According to pollsters, 40% of Americans under age 35 think the 1st Amendment is dangerous because it allows a person to say something that could hurt another’s feelings. From the WSJ’s Notable & Quotable read why Ben Sasse is urging adults, including Mark Zuckerberg, to engage in vigorous debates over Free Speech.
Sasse: Can you define hate speech?
Zuckerberg: Senator, I think that this is a really hard question. And I think it’s one of the reasons why we struggle with it. There are certain definitions . . . that we have around, you know, calling for violence or—
Sasse: Let’s just agree on that.
Sasse: If somebody’s calling for violence, we—that shouldn’t be there. I’m worried about the psychological categories around speech. You used language of “safety” and “protection” earlier. We see this happening on college campuses all across the country. It’s dangerous. Forty percent of Americans under age 35 tell pollsters they think the First Amendment is dangerous because you might use your freedom to say something that hurts somebody else’s feelings.
Guess what? There are some really passionately held views about the abortion issue on this panel today. Can you imagine a world where you might decide that pro-lifers are prohibited from speaking about their abortion views . . . on your platform?
Zuckerberg: I certainly would not want that to be the case.
Sasse: But it might really be unsettling to people who’ve had an abortion to have an open debate about that, wouldn’t it?

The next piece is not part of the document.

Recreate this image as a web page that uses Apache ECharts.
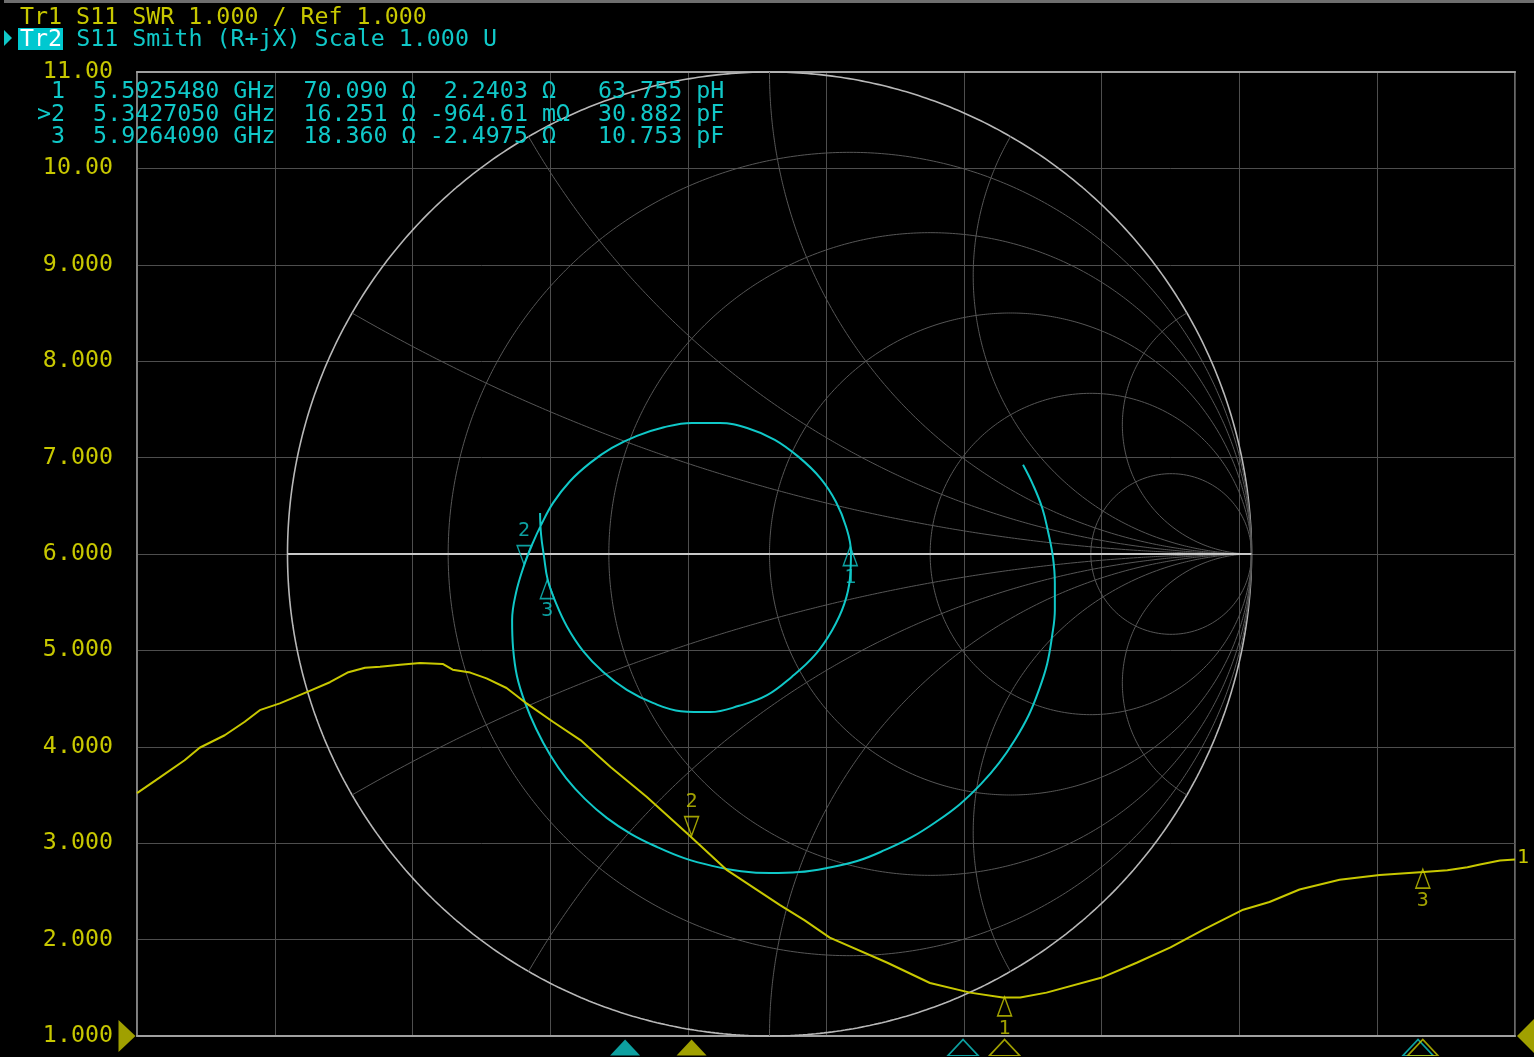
<!DOCTYPE html>
<html><head><meta charset="utf-8">
<script src="https://cdn.jsdelivr.net/npm/echarts@6/dist/echarts.min.js"></script>
<style>html,body{margin:0;padding:0;background:#000;overflow:hidden}#c{width:1534px;height:1057px}</style>
</head><body><div id="c"></div>
<script>
// ---------------- data ----------------
const yTickValues = [1,2,3,4,5,6,7,8,9,10,11];
const refLevel = 1.0;
const startGHz = 4.9, stopGHz = 6.0;
// Tr1: S11 SWR vs frequency
const swrFreqGHz = [4.900,4.918,4.938,4.950,4.970,4.986,4.998,5.014,5.036,5.054,5.068,5.082,5.094,5.110,5.126,5.144,5.152,5.166,5.179,5.195,5.211,5.232,5.254,5.278,5.307,5.341,5.371,5.413,5.433,5.453,5.499,5.533,5.565,5.591,5.605,5.626,5.671,5.698,5.725,5.751,5.783,5.804,5.828,5.860,5.892,5.927,5.946,5.962,5.972,5.988,6.000];
const swrValues = [3.52,3.68,3.86,3.99,4.12,4.26,4.38,4.45,4.57,4.67,4.77,4.82,4.83,4.85,4.87,4.86,4.80,4.77,4.71,4.61,4.45,4.26,4.07,3.79,3.48,3.08,2.72,2.36,2.20,2.02,1.76,1.55,1.45,1.40,1.40,1.45,1.61,1.76,1.92,2.10,2.31,2.39,2.52,2.62,2.67,2.70,2.72,2.75,2.78,2.82,2.83];
// Tr2: S11 reflection coefficient (Smith), real / imaginary
const smithRe = [0.526,0.547,0.566,0.578,0.588,0.592,0.592,0.586,0.576,0.559,0.538,0.509,0.476,0.439,0.395,0.348,0.296,0.240,0.182,0.121,0.061,0.001,-0.059,-0.119,-0.177,-0.233,-0.287,-0.337,-0.383,-0.422,-0.455,-0.484,-0.507,-0.524,-0.532,-0.534,-0.526,-0.509,-0.491,-0.474,-0.449,-0.414,-0.372,-0.327,-0.275,-0.219,-0.161,-0.103,-0.045,0.011,0.061,0.105,0.138,0.159,0.169,0.167,0.155,0.130,0.094,0.046,-0.005,-0.063,-0.123,-0.184,-0.242,-0.296,-0.345,-0.387,-0.420,-0.443,-0.460,-0.468,-0.474,-0.476];
const smithIm = [0.185,0.143,0.095,0.046,-0.006,-0.060,-0.116,-0.172,-0.228,-0.282,-0.334,-0.386,-0.434,-0.477,-0.519,-0.554,-0.587,-0.614,-0.637,-0.651,-0.660,-0.662,-0.658,-0.647,-0.631,-0.608,-0.581,-0.548,-0.508,-0.465,-0.417,-0.363,-0.309,-0.253,-0.195,-0.137,-0.081,-0.023,0.023,0.060,0.106,0.151,0.189,0.220,0.245,0.263,0.272,0.272,0.261,0.237,0.201,0.158,0.108,0.056,0.004,-0.050,-0.104,-0.158,-0.210,-0.255,-0.293,-0.315,-0.328,-0.326,-0.309,-0.282,-0.245,-0.201,-0.151,-0.102,-0.054,-0.004,0.041,0.085];
// markers
const markerIds = ['1','2','3'];
const activeMarker = '2';
const markerFreqGHz = [5.5925480, 5.3427050, 5.9264090];
const markerR = [70.090, 16.251, 18.360];
const markerX = [2.2403, -0.96461, -2.4975];
const markerEqValue = [63.755, 30.882, 10.753];
const markerEqUnit = ['pH','pF','pF'];
const tr2IndicatorFreqGHz = [5.5594, 5.2896, 5.9226];
const z0 = 50;
// Smith grid
const smithResistances = [0, 0.2, 0.5, 1, 2, 5];
const smithReactances = [0.2679, 0.5774, 1, 1.732, 3.732];
// texts
const headerTr1 = 'Tr1 S11 SWR 1.000 / Ref 1.000';
const headerTr2Tag = 'Tr2';
const headerTr2 = ' S11 Smith (R+jX) Scale 1.000 U';

// ---------------- helpers ----------------
const YEL = '#c8c800', CYN = '#10c8c8', GRID = '#4e4e4e';
const FONT = '"DejaVu Sans Mono", monospace';
const FS = 23.3;
function gammaOf(R, X) { // Z in ohms
  const ar = R - z0, br = R + z0;
  const d = br*br + X*X;
  return [(ar*br + X*X)/d, (X*br - ar*X)/d];
}
function swrOf(g) { const m = Math.hypot(g[0], g[1]); return (1+m)/(1-m); }
function rCircle(r) {
  const c = r/(1+r), R = 1/(1+r), pts = [];
  for (let i = 0; i <= 720; i++) { const t = i*Math.PI/360; pts.push([c + R*Math.cos(t), R*Math.sin(t)]); }
  return pts;
}
function xArc(x) {
  const pts = [];
  for (let i = 0; i <= 600; i++) {
    const u = i/600*Math.PI/2;
    const r = i === 600 ? 1e9 : Math.tan(u);
    const d = (r+1)*(r+1) + x*x;
    pts.push([(r*r - 1 + x*x)/d, 2*x/d]);
  }
  return pts;
}

const series = [];
// Smith grid lines
smithResistances.forEach(r => series.push({
  type:'line', xAxisIndex:2, yAxisIndex:1, data:rCircle(r), showSymbol:false, silent:true,
  lineStyle:{color: r === 0 ? '#b8b8b8' : '#575757', width: r === 0 ? 1.6 : 1}, z:2
}));
smithReactances.forEach(x => [x, -x].forEach(v => series.push({
  type:'line', xAxisIndex:2, yAxisIndex:1, data:xArc(v), showSymbol:false, silent:true,
  lineStyle:{color:'#575757', width:1}, z:2
})));
series.push({ type:'line', xAxisIndex:2, yAxisIndex:1, data:[[-1,0],[1,0]], showSymbol:false, silent:true,
  lineStyle:{color:'#c8c8c8', width:2}, z:3 });

// Tr2 Smith trace
series.push({ type:'line', xAxisIndex:2, yAxisIndex:1, data: smithRe.map((v,i)=>[v, smithIm[i]]),
  showSymbol:false, smooth:0.4, lineStyle:{color:CYN, width:2}, z:5 });

// Tr1 SWR trace
series.push({ type:'line', xAxisIndex:1, yAxisIndex:0, data: swrFreqGHz.map((f,i)=>[f, swrValues[i]]),
  showSymbol:false, lineStyle:{color:YEL, width:2}, z:6,
  endLabel:{show:true, formatter:'1', color:YEL, fontFamily:FONT, fontSize:20, distance:2, offset:[0,-2]} });

const UP = 'path://M0,0L7,20L-7,20Z', DOWN = 'path://M-7,0L7,0L0,20Z';
function markerItem(pt, id) {
  const up = id !== activeMarker;
  return {
    value: pt, symbol: up ? UP : DOWN, symbolSize:[14,19], symbolOffset: up ? [0,9.5] : [0,-9.5],
    label: { show:true, formatter:id, position:'inside', offset: up ? [0,22] : [0,-24] }
  };
}
const gammas = markerR.map((R,i)=>gammaOf(R, markerX[i]));
series.push({ type:'scatter', xAxisIndex:2, yAxisIndex:1, clip:false, z:8,
  itemStyle:{color:'rgba(0,0,0,0)', borderColor:CYN, borderWidth:1.5},
  label:{color:CYN, fontFamily:FONT, fontSize:20},
  data: gammas.map((g,i)=>markerItem(g, markerIds[i])) });
series.push({ type:'scatter', xAxisIndex:1, yAxisIndex:0, clip:false, z:8,
  itemStyle:{color:'rgba(0,0,0,0)', borderColor:YEL, borderWidth:1.5},
  label:{color:YEL, fontFamily:FONT, fontSize:20},
  data: gammas.map((g,i)=>markerItem([markerFreqGHz[i], swrOf(g)], markerIds[i])) });

// marker position indicators under the plot
function indicators(freqs, color) {
  return { type:'scatter', xAxisIndex:3, yAxisIndex:2, clip:false, z:8, symbol:'triangle', symbolSize:[30,16],
    data: freqs.map((f,i)=>({ value:[f,0.5], itemStyle: markerIds[i] === activeMarker ?
      {color:color} : {color:'rgba(0,0,0,0)', borderColor:color, borderWidth:1.5} })) };
}
series.push(indicators(tr2IndicatorFreqGHz, CYN));
series.push(indicators(markerFreqGHz, YEL));

// reference level markers
series.push({ type:'scatter', xAxisIndex:1, yAxisIndex:0, clip:false, z:9, silent:true,
  data:[
    {value:[startGHz, refLevel], symbol:'path://M0,0L10,10L0,20Z', symbolSize:[17,32], symbolOffset:[-10,0], itemStyle:{color:YEL}},
    {value:[stopGHz, refLevel], symbol:'diamond', symbolSize:[34,34], symbolOffset:[19,0], itemStyle:{color:YEL}}
  ]});

// marker table text
function fmtX(x) { return Math.abs(x) < 1 ? [(x*1000).toFixed(2), 'mΩ'] : [x.toFixed(4), 'Ω']; }
const tableRows = markerIds.map((id,i)=>{
  const xs = fmtX(markerX[i]);
  return (id === activeMarker ? '>' : ' ') + id + '  ' + markerFreqGHz[i].toFixed(7) + ' GHz  ' +
    markerR[i].toFixed(3) + ' Ω ' + xs[0].padStart(7) + ' ' + xs[1].padEnd(2) + '  ' +
    markerEqValue[i].toFixed(3) + ' ' + markerEqUnit[i];
});

function txt(text, x, y, color, extra) {
  return Object.assign({ type:'text', x:x, y:y, z:20,
    style:{ text:text, fill:color, font: FS+'px '+FONT, textVerticalAlign:'middle', verticalAlign:'middle' } }, extra||{});
}
const graphics = [
  { type:'rect', shape:{x:4, y:0, width:1530, height:3}, style:{fill:'#6e6e6e'}, z:20 },
  txt(headerTr1, 20, 17.5, YEL),
  { type:'polygon', shape:{points:[[4,30],[12,38],[4,46]]}, style:{fill:CYN}, z:20 },
  { type:'rect', shape:{x:18, y:28, width:45, height:22}, style:{fill:'#00c8d0'}, z:19 },
  txt(headerTr2Tag, 20, 39.5, '#ffffff'),
  txt(headerTr2, 20 + 3*14.05, 39.5, CYN)
].concat(tableRows.map((row,i)=>txt(row, 37, 92 + i*22.5, CYN)));

const chart = echarts.init(document.getElementById('c'), null, {renderer:'canvas'});
chart.setOption({
  backgroundColor:'#000000',
  animation:false,
  grid:[
    {left:137, top:72, width:1378, height:964, show:true, borderColor:'#8a8a8a', borderWidth:1.5, backgroundColor:'#000'},
    {left:287.5, top:72, width:964, height:964},
    {left:137, top:1038, width:1378, height:19}
  ],
  xAxis:[
    {gridIndex:0, type:'value', min:0, max:10, interval:1, position:'bottom',
      axisLine:{show:true, lineStyle:{color:'#a0a0a0', width:2}}, axisTick:{show:false}, axisLabel:{show:false},
      splitLine:{show:true, lineStyle:{color:GRID, width:1}}},
    {gridIndex:0, type:'value', min:startGHz, max:stopGHz, position:'top',
      axisLine:{show:true, lineStyle:{color:'#a0a0a0', width:2}}, axisTick:{show:false}, axisLabel:{show:false}, splitLine:{show:false}},
    {gridIndex:1, type:'value', min:-1, max:1, show:false},
    {gridIndex:2, type:'value', min:startGHz, max:stopGHz, show:false}
  ],
  yAxis:[
    {gridIndex:0, type:'value', min:yTickValues[0], max:yTickValues[yTickValues.length-1], interval:1,
      axisLine:{show:true, lineStyle:{color:'#8a8a8a', width:1.5}}, axisTick:{show:false},
      axisLabel:{show:true, margin:24, color:YEL, fontFamily:FONT, fontSize:FS, padding:[3,0,0,0],
        formatter: v => v >= 10 ? v.toFixed(2) : v.toFixed(3)},
      splitLine:{show:true, lineStyle:{color:GRID, width:1}}},
    {gridIndex:1, type:'value', min:-1, max:1, show:false},
    {gridIndex:2, type:'value', min:0, max:1, show:false}
  ],
  graphic: graphics,
  series: series
});
</script></body></html>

Zuckerberg: It might be, but I don’t think that that would . . . fit any of the definitions of . . . what we have. But I do generally agree with the point that you’re making, which is . . . as we’re able to technologically shift towards especially having AI proactively look at content, I think that that’s going to create massive questions for society about what obligations we want to require companies . . . to fulfill. And I do think that that’s a question that we need to struggle with as a country, because I know other countries are, and they’re putting laws in place. And I think that America needs to figure out and create the set of principles that we want American companies to operate under.
Sasse: Thanks. I wouldn’t want you to leave here today and think there’s sort of a unified view in the Congress that you should be moving toward policing more and more and more speech. I think violence has no place on your platform. Sex traffickers and human traffickers have no place on your platform. But vigorous debates? Adults need to engage in vigorous debates.